A norma legal em causa tem um âmbito definido: trata-se de evitar que em causas distintas, isto é, sem qualquer conexão entre si, o Advogado seja, simultaneamente a favor de um constituinte numa delas e contra ele noutra.

Em primeiro lugar, refira-se que o conceito de “causa pendente” não diz apenas respeito a processos judiciais, devendo ser entendido como abrangendo qualquer assunto pendente confiado ao Advogado, relacionado ou não com litígios judiciais.

O elemento teleológico do regime estatuído no artigo 94º do Estatuto afasta uma interpretação meramente literal da norma, que nos levaria a limitar o conceito de “causa pendente” a “processo judicial pendente”.

O caso presente, tal como enunciado, levanta a questão de saber se a Senhora Advogada Consulente, no processo de insolvência, se encontra a patrocinar o Banco A contra o Banco B, que a Senhora Advogada Consulente patrocina noutros processos judiciais.

Obviamente que do ponto de vista processual a resposta à questão colocada terá de ser necessariamente negativa.

E para efeitos de aferição de conflito de interesses?

Ora, já neste contexto, entendemos que a resposta a dar terá de ser necessariamente afirmativa.

De facto, os interesses do Banco A e do Banco B são agora conflituantes e antagónicos, no que concerne à questão da adjudicação dos três imóveis de que ambos são credores hipotecários.

Assim, para efeitos de aferição de conflito de interesses, deve considerar-se que a Senhora Advogada Consulente se encontra a litigar em juízo contra o Banco B, também seu constituinte noutros processos judiciais.
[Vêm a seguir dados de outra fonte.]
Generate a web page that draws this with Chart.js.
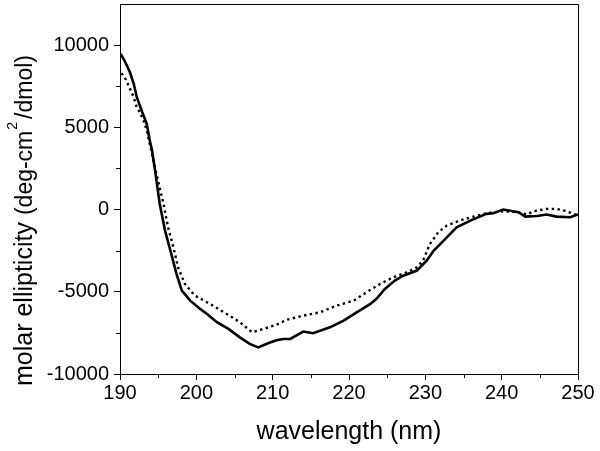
<!DOCTYPE html>
<html>
<head>
<meta charset="utf-8">
<script src="https://cdn.jsdelivr.net/npm/chart.js@4/dist/chart.umd.min.js"></script>
<style>
  html, body { margin: 0; padding: 0; background: #fff; }
  #wrap { width: 600px; height: 451px; }
</style>
</head>
<body>
<div id="wrap"><canvas id="cd" width="600" height="451"></canvas></div>
<script>
'use strict';

// ─── Data ─────────────────────────────────────────────────────────────────────

const solidWl = [
  190.1, 190.7, 191.3, 191.8, 192.2, 193.0, 193.5, 193.9, 194.2, 194.6,
  195.2, 195.9, 196.6, 197.4, 198.1, 199.2, 200.5, 201.4, 202.7, 204.2,
  205.7, 207.0, 208.1, 209.4, 210.5, 211.4, 212.3, 214.0, 215.3, 217.5,
  219.3, 221.0, 222.8, 223.6, 224.7, 226.0, 227.1, 228.9, 230.2, 231.1,
  232.4, 234.1, 235.9, 238.0, 238.9, 240.2, 242.2, 243.1, 244.6, 245.9,
  247.2, 249.0, 250.0,
];
const solidVal = [
  9470, 8960, 8350, 7650, 6830, 5820, 5210, 4200, 3590, 2370,
  350, -1280, -2490, -3910, -4930, -5540, -6040, -6350, -6850, -7260,
  -7770, -8170, -8380, -8130, -7950, -7870, -7870, -7420, -7520, -7160,
  -6750, -6250, -5740, -5430, -4830, -4320, -4020, -3710, -3100, -2490,
  -1890, -1080, -670, -260, -220, 0, -160, -430, -390, -300,
  -430, -470, -300,
];

const dottedWl = [
  190.2, 190.8, 191.4, 191.8, 192.2, 192.6, 193.1, 193.5, 194.0, 194.6,
  195.7, 196.3, 197.0, 197.6, 198.5, 199.8, 201.8, 204.0, 205.7, 207.3,
  208.8, 210.5, 211.8, 214.0, 216.2, 218.4, 220.6, 222.3, 224.1, 225.8,
  227.6, 228.9, 229.7, 230.6, 231.7, 232.8, 234.5, 236.3, 238.0, 240.2,
  242.0, 243.3, 244.2, 245.9, 247.2, 248.5, 249.6, 250.0,
];
const dottedVal = [
  8300, 7890, 7240, 6830, 6220, 5920, 5410, 4810, 3800, 2500,
  350, -1080, -2290, -3510, -4520, -5230, -5740, -6350, -6850, -7460,
  -7260, -7000, -6710, -6450, -6250, -5840, -5540, -5030, -4520, -4120,
  -3810, -3510, -3100, -2090, -1380, -970, -670, -430, -220, -100,
  -160, -300, -100, 40, 40, -100, -300, -350,
];

const xTicks      = [190, 200, 210, 220, 230, 240, 250];
const xMinorTicks = [195, 205, 215, 225, 235, 245];
const yTicks      = [-10000, -5000, 0, 5000, 10000];
const yMinorTicks = [-7500, -2500, 2500, 7500];

const X_TITLE      = 'wavelength (nm)';
const Y_TITLE_MAIN = 'molar ellipticity';
const Y_TITLE_UNIT = ['(deg-cm', '2', '/dmol)'];

const FONT = "'Liberation Sans', Arial, sans-serif";

// ─── Plugins ──────────────────────────────────────────────────────────────────

// closes the box (top + right edges) and adds short minor ticks
const framePlugin = {
  id: 'frame',
  afterDraw(chart) {
    const { ctx, chartArea: a, scales } = chart;
    ctx.save();
    ctx.strokeStyle = '#000';
    ctx.lineWidth = 1;
    ctx.beginPath();
    ctx.moveTo(a.left, a.top + 0.5);
    ctx.lineTo(a.right + 0.5, a.top + 0.5);
    ctx.lineTo(a.right + 0.5, a.bottom);
    ctx.stroke();

    ctx.beginPath();
    xMinorTicks.forEach(v => {
      const px = Math.round(scales.x.getPixelForValue(v)) + 0.5;
      ctx.moveTo(px, a.bottom);
      ctx.lineTo(px, a.bottom + 4);
    });
    yMinorTicks.forEach(v => {
      const py = Math.round(scales.y.getPixelForValue(v)) + 0.5;
      ctx.moveTo(a.left, py);
      ctx.lineTo(a.left - 4, py);
    });
    ctx.stroke();
    ctx.restore();
  },
};

// y title: big words, smaller unit with a superscript
const yTitlePlugin = {
  id: 'yTitle',
  afterDraw(chart) {
    const ctx = chart.ctx;
    ctx.save();
    ctx.translate(32, 386);
    ctx.rotate(-Math.PI / 2);
    ctx.fillStyle = '#000';
    ctx.textBaseline = 'alphabetic';
    ctx.textAlign = 'left';

    ctx.font = `25px ${FONT}`;
    ctx.fillText(Y_TITLE_MAIN, 0, 0);
    let x = ctx.measureText(Y_TITLE_MAIN).width + 7;

    ctx.font = `23px ${FONT}`;
    ctx.fillText(Y_TITLE_UNIT[0], x, 0);
    x += ctx.measureText(Y_TITLE_UNIT[0]).width + 1;

    ctx.font = `14px ${FONT}`;
    ctx.fillText(Y_TITLE_UNIT[1], x, -15);
    x += ctx.measureText(Y_TITLE_UNIT[1]).width + 3;

    ctx.font = `23px ${FONT}`;
    ctx.fillText(Y_TITLE_UNIT[2], x, 0);
    ctx.restore();
  },
};

// ─── Chart ────────────────────────────────────────────────────────────────────

const toPts = (xs, ys) => xs.map((x, i) => ({ x, y: ys[i] }));

new Chart(document.getElementById('cd').getContext('2d'), {
  type: 'line',
  data: {
    datasets: [
      {
        label: 'solid',
        data: toPts(solidWl, solidVal),
        borderColor: '#000',
        borderWidth: 2.6,
        pointRadius: 0,
        tension: 0,
        fill: false,
      },
      {
        label: 'dotted',
        data: toPts(dottedWl, dottedVal),
        borderColor: '#000',
        borderWidth: 2.4,
        borderDash: [2.4, 3.4],
        pointRadius: 0,
        tension: 0,
        fill: false,
      },
    ],
  },
  options: {
    responsive: false,
    animation: false,
    parsing: false,
    layout: { padding: { top: 4, right: 22, left: 0, bottom: 0 } },
    plugins: {
      legend: { display: false },
      tooltip: { enabled: false },
    },
    scales: {
      x: {
        type: 'linear',
        min: 190,
        max: 250,
        afterBuildTicks: s => { s.ticks = xTicks.map(v => ({ value: v })); },
        afterFit: s => { s.height = 77; s.paddingLeft = 0; s.paddingRight = 0; },
        border: { display: true, color: '#000', width: 1 },
        grid: { drawOnChartArea: false, drawTicks: true, tickLength: 6, color: '#000' },
        ticks: {
          color: '#000',
          font: { family: FONT, size: 20 },
          padding: 1,
          maxRotation: 0,
          callback: v => String(v),
        },
        title: {
          display: true,
          text: X_TITLE,
          color: '#000',
          font: { family: FONT, size: 25 },
          padding: { top: 0, bottom: 4 },
        },
      },
      y: {
        type: 'linear',
        min: -10000,
        max: 12500,
        afterBuildTicks: s => { s.ticks = yTicks.map(v => ({ value: v })); },
        afterFit: s => { s.width = 120; s.paddingTop = 0; s.paddingBottom = 0; },
        border: { display: true, color: '#000', width: 1 },
        grid: { drawOnChartArea: false, drawTicks: true, tickLength: 6, color: '#000' },
        ticks: {
          color: '#000',
          font: { family: FONT, size: 20 },
          padding: 5,
          callback: v => String(v),
        },
      },
    },
  },
  plugins: [framePlugin, yTitlePlugin],
});
</script>
</body>
</html>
Pelo exposto, entendemos, salvo melhor opinião, que a Senhora Advogada Consulente deverá cessar a representação do Banco A no processo de insolvência em curso, por existir conflito de interesses superveniente.

Notifique-se.

Lisboa, 2 de Outubro de 2014.


A Assessora Jurídica do CDL
Sandra Barroso

Concordo e homologo o Parecer anterior, nos precisos termos e limites aí fundamentados,

Lisboa, 2 de Outubro de 2014.

O Presidente do Conselho Distrital de Lisboa
António Jaime Martins



[1] Cfr. Processo de Consulta do CDL n.º 6/02, aprovado em 16.10.2002, e no qual foi relator o Dr. João Espanha.